Like heirloom tomatoes, but wish they were sturdier? Now's your chance to get tomato seeds for Garden Gem and Garden Treasure, two new varieties which are already winning taste contests! For a small donation to the University of Florida's Klee Laboratories you'll receive 15 seeds of each kind, just in time to get them started indoors.

And lastly, as we find ourselves in a strident political season, I always like to show bipartisanship. Having referenced the Environmental Working Group's Dirty Dozen and Clean Fifteen produce lists in the past, I now present the other side, in which our supermarket produce is found to be very, very clean, according to USDA pesticide sampling, as reported in Forbes. The author makes a couple good points, including the fact that pesticide residue can be found in both conventional and organic produce (some organic countermeasures are allowed but act similarly to regular pesticides). I would love to believe our fruits and vegetables more than meet the EPA's tolerances. What is a tolerance? "The tolerance is generally 100 times less than a dose that could cause any ill effect. The allowed residues are also lower than the levels of natural pesticidal compounds that many crops make to defend themselves." (As Mark Schatzker also discussed in his awesome book, plants do produce natural toxins so they don't get eaten or eaten at the wrong time by every Bird, Cow, or Billy Goat Gruff.)

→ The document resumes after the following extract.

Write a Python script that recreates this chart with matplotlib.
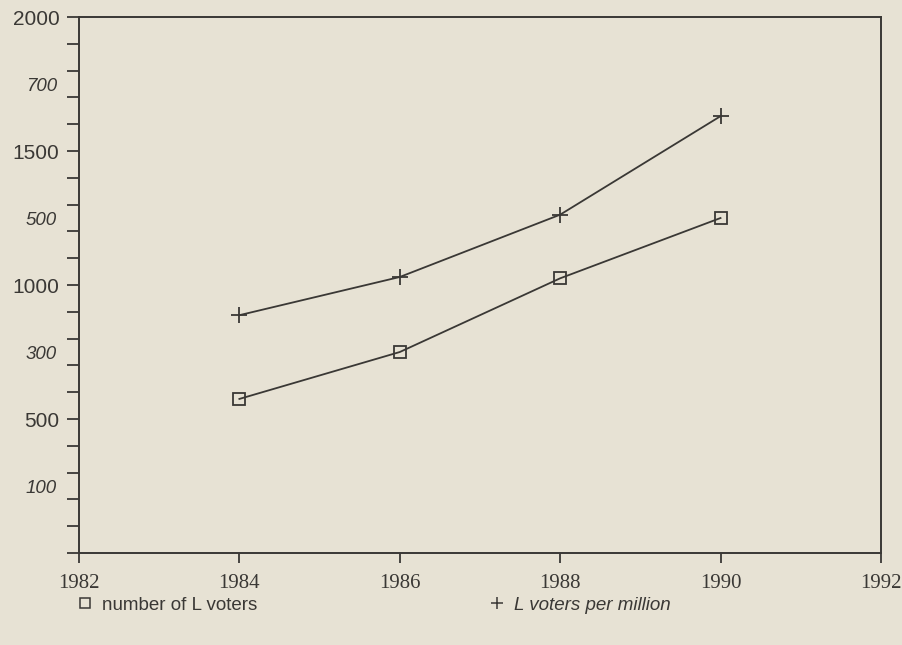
import numpy as np
import matplotlib
matplotlib.use("Agg")
import matplotlib.pyplot as plt
from matplotlib.lines import Line2D

# donnees
annees = [1984, 1986, 1988, 1990]
nb_voters = [575, 750, 1025, 1250]          # echelle de gauche (0-2000)
voters_per_million = [355, 412, 505, 652]   # echelle italique (0-800)

xticks = [1982, 1984, 1986, 1988, 1990, 1992]
yticks = [500, 1000, 1500, 2000]
yticks_pm = [100, 300, 500, 700]

fond = "#e7e2d4"
encre = "#3a3835"

fig = plt.figure(figsize=(9.02, 6.45), dpi=100)
fig.patch.set_facecolor(fond)
ax = fig.add_axes([0.0876, 0.1426, 0.889, 0.831])
ax.set_facecolor(fond)

ax.plot(annees, nb_voters, color=encre, lw=1.3, marker="s", ms=8,
        mfc="none", mec=encre, mew=1.3)
ax.set_xlim(1982, 1992)
ax.set_ylim(0, 2000)
ax.set_xticks(xticks)
ax.set_yticks(yticks)
ax.set_yticks([v for v in range(0, 2000, 100) if v not in yticks], minor=True)
ax.tick_params(axis="y", which="both", direction="out", length=9, width=1.3,
               color=encre, pad=5, labelsize=15, labelcolor=encre)
ax.tick_params(axis="x", direction="out", length=7, width=1.3, color=encre,
               pad=8, labelsize=15, labelcolor=encre)
for lab in ax.get_xticklabels():
    lab.set_family("Liberation Serif")
for lab in ax.get_yticklabels():
    lab.set_family("Liberation Sans")
for s in ax.spines.values():
    s.set_color(encre)
    s.set_linewidth(1.4)

# echelle "par million" : etiquettes italiques a gauche
ax2 = ax.twinx()
ax2.set_ylim(0, 800)
ax2.plot(annees, voters_per_million, color=encre, lw=1.3, marker="+", ms=11,
         mec=encre, mew=1.3)
ax2.set_yticks(yticks_pm)
ax2.yaxis.tick_left()
ax2.tick_params(axis="y", length=0, pad=16, labelsize=13.5, labelcolor=encre)
for lab in ax2.get_yticklabels():
    lab.set_family("Liberation Sans")
    lab.set_style("italic")
for s in ax2.spines.values():
    s.set_visible(False)

# legende sous le graphique
h1 = Line2D([], [], ls="none", marker="s", ms=7, mfc="none", mec=encre, mew=1.1)
h2 = Line2D([], [], ls="none", marker="+", ms=9, mec=encre, mew=1.1)
leg1 = fig.legend([h1], ["number of L voters"], loc="center left",
                  bbox_to_anchor=(0.074, 0.062), frameon=False, borderpad=0,
                  handlelength=1, handletextpad=0.4,
                  prop={"family": "Liberation Sans", "size": 13.5})
leg2 = fig.legend([h2], ["L voters per million"], loc="center left",
                  bbox_to_anchor=(0.530, 0.062), frameon=False, borderpad=0,
                  handlelength=1, handletextpad=0.4,
                  prop={"family": "Liberation Sans", "size": 13.5, "style": "italic"})
for t in leg1.get_texts() + leg2.get_texts():
    t.set_color(encre)

fig.savefig("out.png", dpi=100, facecolor=fond)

Tolerable produce still doesn't address the issue of agricultural workers who are exposed to higher levels of pesticides, however, in producing the crop. Nor does it dispel that niggling memory I have of the potato farmer in Michael Pollan's The Botany of Desire, who farmed conventional potatoes for all of us, but only fed his family from the small organic plot behind the house... But, hey, it's still good news for when we can't resist that out-of-season basket of berries. Berries below tolerance!

May it hold us until Opening Market Day.